▶ _THE TASK_
Take the listing from its first line through the line that contains "plt.rcParams['font.family'] = ['Liberation" and please retype those lines exactly, leaving out the pictures.

═════ SUPPLIED DATA

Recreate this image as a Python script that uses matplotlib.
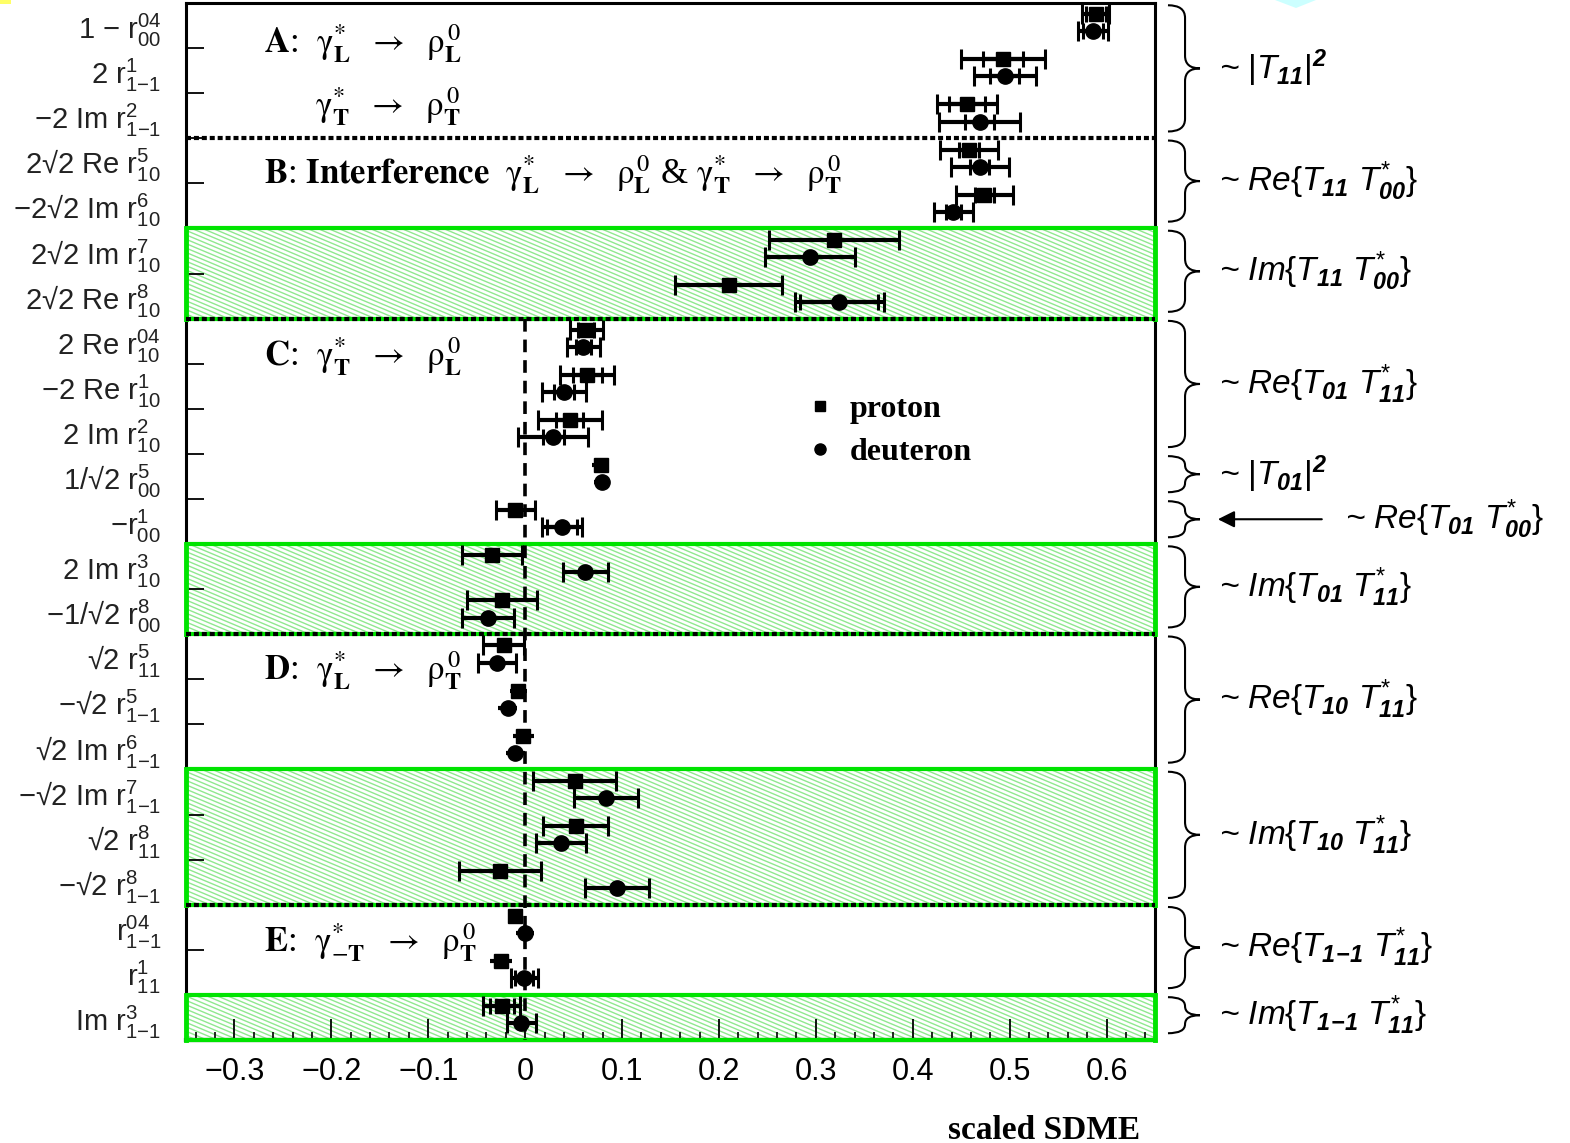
import numpy as np
import matplotlib
matplotlib.use('Agg')
import matplotlib.pyplot as plt
from matplotlib.collections import LineCollection
from matplotlib.patches import Rectangle, Polygon, PathPatch
from matplotlib.path import Path
import matplotlib.transforms as mtransforms
from matplotlib.lines import Line2D
from matplotlib.ticker import MultipleLocator, FuncFormatter

plt.rcParams['mathtext.fontset'] = 'custom'
plt.rcParams['mathtext.rm'] = 'Liberation Sans'
plt.rcParams['mathtext.it'] = 'Liberation Sans:italic'
plt.rcParams['mathtext.bf'] = 'Liberation Sans:bold:italic'
plt.rcParams['mathtext.sf'] = 'Liberation Sans'
plt.rcParams['font.family'] = ['Liberation Sans', 'DejaVu Sans']

# ---------------- data ----------------
sdme_prefix = ['1 \u2212 ', '2 ', '\u22122 Im ', '2\u221a2 Re ', '\u22122\u221a2 Im ',
               '2\u221a2 Im ', '2\u221a2 Re ', '2 Re ', '\u22122 Re ', '2 Im ',
               '1/\u221a2 ', '\u2212', '2 Im ', '\u22121/\u221a2 ', '\u221a2 ',
               '\u2212\u221a2 ', '\u221a2 Im ', '\u2212\u221a2 Im ', '\u221a2 ', '\u2212\u221a2 ',
               '', '', 'Im ']
sdme_sup = ['04', '1', '2', '5', '6', '7', '8', '04', '1', '2', '5', '1', '3', '8',
            '5', '5', '6', '7', '8', '8', '04', '1', '3']
sdme_sub = ['00', '1{-}1', '1{-}1', '10', '10', '10', '10', '10', '10', '10', '00', '00',
            '10', '00', '11', '1{-}1', '1{-}1', '1{-}1', '11', '1{-}1', '1{-}1', '11', '1{-}1']

proton_val = [0.589, 0.493, 0.456, 0.458, 0.474, 0.319, 0.210, 0.063, 0.064, 0.046, 0.078, -0.010,
              -0.034, -0.024, -0.022, -0.007, -0.002, 0.051, 0.052, -0.026, -0.010, -0.025, -0.024]
proton_tot = [0.014, 0.043, 0.031, 0.030, 0.029, 0.067, 0.055, 0.017, 0.028, 0.033, 0.009, 0.020,
              0.031, 0.036, 0.021, 0.009, 0.011, 0.043, 0.034, 0.042, 0.008, 0.011, 0.019]
proton_stat = [0.010, 0.021, 0.019, 0.010, 0.010, 0.067, 0.055, 0.008, 0.015, 0.014, 0.006, 0.020,
               0.031, 0.036, 0.021, 0.006, 0.007, 0.043, 0.034, 0.042, 0.006, 0.008, 0.012]
deuteron_val = [0.586, 0.495, 0.469, 0.469, 0.442, 0.294, 0.324, 0.060, 0.040, 0.029, 0.079, 0.038,
                0.062, -0.038, -0.029, -0.018, -0.010, 0.083, 0.037, 0.095, 0.000, -0.001, -0.004]
deuteron_tot = [0.015, 0.032, 0.042, 0.030, 0.020, 0.046, 0.046, 0.017, 0.023, 0.036, 0.008, 0.021,
                0.023, 0.027, 0.020, 0.010, 0.010, 0.033, 0.026, 0.033, 0.009, 0.014, 0.015]
deuteron_stat = [0.010, 0.015, 0.015, 0.010, 0.008, 0.046, 0.040, 0.008, 0.010, 0.011, 0.006, 0.015,
                 0.023, 0.027, 0.020, 0.006, 0.006, 0.033, 0.026, 0.033, 0.006, 0.009, 0.015]

# hatched (imaginary-part) bands: (first row, last row + 1)
band_rows = [(5, 7), (12, 14), (17, 20), (22, 23)]
dotted_rows = [3, 7, 14, 20]

# right-hand braces: (first row, last row, label)
brace_groups = [
    (0, 2, r'~ $\mathit{|T_{\mathbf{11}}|}^{\mathbf{2}}$'),
    (3, 4, r'~ $\mathit{Re\{T_{\mathbf{11}}\ T^{*}_{\mathbf{00}}\}}$'),
    (5, 6, r'~ $\mathit{Im\{T_{\mathbf{11}}\ T^{*}_{\mathbf{00}}\}}$'),
    (7, 9, r'~ $\mathit{Re\{T_{\mathbf{01}}\ T^{*}_{\mathbf{11}}\}}$'),
    (10, 10, r'~ $\mathit{|T_{\mathbf{01}}|}^{\mathbf{2}}$'),
    (11, 11, r'~ $\mathit{Re\{T_{\mathbf{01}}\ T^{*}_{\mathbf{00}}\}}$'),
    (12, 13, r'~ $\mathit{Im\{T_{\mathbf{01}}\ T^{*}_{\mathbf{11}}\}}$'),
    (14, 16, r'~ $\mathit{Re\{T_{\mathbf{10}}\ T^{*}_{\mathbf{11}}\}}$'),
    (17, 19, r'~ $\mathit{Im\{T_{\mathbf{10}}\ T^{*}_{\mathbf{11}}\}}$'),
    (20, 21, r'~ $\mathit{Re\{T_{\mathbf{1\!-\!1}}\ T^{*}_{\mathbf{11}}\}}$'),
    (22, 22, r'~ $\mathit{Im\{T_{\mathbf{1\!-\!1}}\ T^{*}_{\mathbf{11}}\}}$'),
]

AR = r'\ \ \rightarrow\ \ '
G = r'\mathrm{\gamma}'
R = r'\mathrm{\rho}'
region_labels = [
    (0.9, -0.269, r'$\mathbf{A}$:  $' + G + r'^{*}_{\mathbf{L}}' + AR + R + r'^{\,0}_{\mathbf{L}}$'),
    (2.3, -0.217, r'$' + G + r'^{*}_{\mathbf{T}}' + AR + R + r'^{\,0}_{\mathbf{T}}$'),
    (3.8, -0.269, r'$\mathbf{B}$: $\mathbf{Interference}\ \ ' + G + r'^{*}_{\mathbf{L}}' + AR + R
     + r'^{\,0}_{\mathbf{L}}$ & $' + G + r'^{*}_{\mathbf{T}}' + AR + R + r'^{\,0}_{\mathbf{T}}$'),
    (7.85, -0.269, r'$\mathbf{C}$:  $' + G + r'^{*}_{\mathbf{T}}' + AR + R + r'^{\,0}_{\mathbf{L}}$'),
    (14.8, -0.269, r'$\mathbf{D}$:  $' + G + r'^{*}_{\mathbf{L}}' + AR + R + r'^{\,0}_{\mathbf{T}}$'),
    (20.85, -0.269, r'$\mathbf{E}$:  $' + G + r'^{*}_{\mathrm{-}\mathbf{T}}' + AR + R + r'^{\,0}_{\mathbf{T}}$'),
]

n = len(sdme_prefix)
rows = np.arange(n)
y_p = rows + 0.25
y_d = rows + 0.63

W, H = 1570, 1143
fig = plt.figure(figsize=(W / 100, H / 100), dpi=100)
ax = fig.add_axes([186 / W, 1 - 1040 / H, 969 / W, 1037 / H])
ax.set_xlim(-0.35, 0.65)
ax.set_ylim(n, 0)

GREEN = '#00e400'
HATCH = '#8fe88f'

# hatched bands
for (r0, r1) in band_rows:
    rect = Rectangle((-0.35, r0), 1.0, r1 - r0, facecolor='white', edgecolor='none',
                     transform=ax.transData, zorder=1)
    ax.add_patch(rect)
    s = 0.42 * 969 / 1037
    cs = np.arange(0, 1 + s + 0.01, 4.4 / 1037)
    segs = [[(0, c), (1, c - s)] for c in cs]
    lc = LineCollection(segs, colors=HATCH, linewidths=1.0, transform=ax.transAxes, zorder=1.1)
    ax.add_collection(lc)
    lc.set_clip_path(rect)
    ax.plot([-0.35, 0.65], [r0, r0], color=GREEN, lw=3, zorder=3, solid_capstyle='butt')
    ax.plot([-0.35, 0.65], [r1, r1], color=GREEN, lw=3, zorder=3, clip_on=False, solid_capstyle='butt')
    ax.plot([-0.35, -0.35], [r0, r1], color=GREEN, lw=3.5, zorder=3, clip_on=False)
    ax.plot([0.65, 0.65], [r0, r1], color=GREEN, lw=3.5, zorder=3, clip_on=False)

for r in dotted_rows:
    ax.plot([-0.35, 0.65], [r, r], color='black', lw=3, ls=(0, (1.2, 0.7)), zorder=3.2)

# vertical zero line
ax.plot([0, 0], [7, n], color='black', lw=2.6, ls=(0, (3.5, 2.2)), zorder=3.5)

# data points
ekw = dict(ecolor='black', elinewidth=3, capthick=2.2, zorder=5)
ax.plot(proton_val, y_p, 's', ms=10, color='black', zorder=6)
ax.plot(deuteron_val, y_d, 'o', ms=11, color='black', zorder=6)
for vals, stats, tots, yy in [(proton_val, proton_stat, proton_tot, y_p),
                              (deuteron_val, deuteron_stat, deuteron_tot, y_d)]:
    big = [i for i in range(n) if tots[i] > 0.012]
    small = [i for i in range(n) if tots[i] <= 0.012]
    ax.errorbar([vals[i] for i in big], [yy[i] for i in big], xerr=[tots[i] for i in big],
                fmt='none', capsize=7, **ekw)
    ax.errorbar([vals[i] for i in small], [yy[i] for i in small], xerr=[tots[i] for i in small],
                fmt='none', capsize=0, **ekw)
    sel = [i for i in range(n) if stats[i] < tots[i] - 0.002 and tots[i] > 0.012]
    ax.errorbar([vals[i] for i in sel], [yy[i] for i in sel], xerr=[stats[i] for i in sel],
                fmt='none', capsize=6, **ekw)

# axes styling
for side in ['left', 'right', 'top', 'bottom']:
    ax.spines[side].set_linewidth(2.2)
    ax.spines[side].set_zorder(2.5)
ax.spines['bottom'].set_linewidth(3)

ax.xaxis.set_major_locator(MultipleLocator(0.1))
ax.xaxis.set_minor_locator(MultipleLocator(0.02))
ax.xaxis.set_major_formatter(FuncFormatter(lambda v, p: '0' if abs(v) < 1e-9 else f'{v:.1f}'.replace('-', '\u2212')))
ax.tick_params(axis='x', which='major', direction='in', length=15, width=1.3, labelsize=22,
               pad=12, top=False)
ax.tick_params(axis='x', which='minor', direction='in', length=6, width=1.2, top=False)

ax.set_yticks(np.arange(1, n))
ax.set_yticklabels([])
ax.set_yticks(rows + 0.5, minor=True)
ax.set_yticklabels([p + r'$\mathrm{r}^{%s}_{%s}$' % (a, b)
                    for p, a, b in zip(sdme_prefix, sdme_sup, sdme_sub)], minor=True)
ax.tick_params(axis='y', which='major', direction='in', length=13, width=1.3, right=False)
ax.tick_params(axis='y', which='minor', length=0, labelsize=21, pad=18, colors='#222222')

ax.set_xlabel('scaled SDME', fontfamily='Liberation Serif', fontweight='bold', fontsize=24)
ax.xaxis.set_label_coords(0.985, -0.072)
ax.xaxis.label.set_ha('right')
ax.xaxis.label.set_va('top')

# region labels
for yy, xx, txt in region_labels:
    ax.text(xx, yy, txt, fontsize=25, fontfamily='Liberation Serif', math_fontfamily='stix',
            va='center', ha='left', zorder=6)

# legend
handles = [Line2D([], [], marker='s', ls='none', color='black', ms=7),
           Line2D([], [], marker='o', ls='none', color='black', ms=8)]
ax.legend(handles, ['proton', 'deuteron'], loc='upper left', bbox_to_anchor=(0.621, 0.638),
          frameon=False, handlelength=1.0, handletextpad=0.45, labelspacing=0.45, borderpad=0,
          prop={'family': 'Liberation Serif', 'weight': 'bold', 'size': 23})

# braces
btrans = mtransforms.blended_transform_factory(ax.transAxes, ax.transData)
x0, x1, x2 = 1.0134, 1.031, 1.0464
for (ra, rb, txt) in brace_groups:
    y0 = ra + 0.05
    y1 = rb + 0.85
    ym = 0.5 * (y0 + y1)
    r = min(0.28, (y1 - y0) / 4)
    verts = [(x0, y0), (x1, y0), (x1, y0 + r),
             (x1, ym - r), (x1, ym), (x2, ym),
             (x1, ym), (x1, ym + r),
             (x1, y1 - r), (x1, y1), (x0, y1)]
    codes = [Path.MOVETO, Path.CURVE3, Path.CURVE3,
             Path.LINETO, Path.CURVE3, Path.CURVE3,
             Path.CURVE3, Path.CURVE3,
             Path.LINETO, Path.CURVE3, Path.CURVE3]
    ax.add_patch(PathPatch(Path(verts, codes), transform=btrans, fill=False, lw=1.5,
                           edgecolor='black', clip_on=False))
    if ra == 11:
        ax.annotate('', xy=(1.062, ym), xytext=(1.175, ym), xycoords=btrans, textcoords=btrans,
                    arrowprops=dict(arrowstyle='-|>', color='black', lw=1.5, mutation_scale=25))
        ax.text(1.196, ym, txt, transform=btrans, fontsize=24, fontstyle='italic',
                va='center', ha='left', clip_on=False)
    else:
        ax.text(1.066, ym, txt, transform=btrans, fontsize=24, fontstyle='italic',
                va='center', ha='left', clip_on=False)

# small background artifacts of the original slide
fig.patches.append(Polygon([(0, 1), (11 / W, 1), (11 / W, 1 - 4 / H), (0, 1 - 4 / H)],
                           closed=True, transform=fig.transFigure, facecolor='#ffff66',
                           edgecolor='none'))
fig.patches.append(Polygon([(1275 / W, 1), (1316 / W, 1), (1296 / W, 1 - 8 / H)],
                           closed=True, transform=fig.transFigure, facecolor='#ccffff',
                           edgecolor='none'))

fig.savefig('out.png', dpi=100)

══════════

▶ _THE SOLUTION_
Recreate this image as a Python script that uses matplotlib.
import numpy as np
import matplotlib
matplotlib.use('Agg')
import matplotlib.pyplot as plt
from matplotlib.collections import LineCollection
from matplotlib.patches import Rectangle, Polygon, PathPatch
from matplotlib.path import Path
import matplotlib.transforms as mtransforms
from matplotlib.lines import Line2D
from matplotlib.ticker import MultipleLocator, FuncFormatter

plt.rcParams['mathtext.fontset'] = 'custom'
plt.rcParams['mathtext.rm'] = 'Liberation Sans'
plt.rcParams['mathtext.it'] = 'Liberation Sans:italic'
plt.rcParams['mathtext.bf'] = 'Liberation Sans:bold:italic'
plt.rcParams['mathtext.sf'] = 'Liberation Sans'
plt.rcParams['font.family'] = ['Liberation Sans', 'DejaVu Sans']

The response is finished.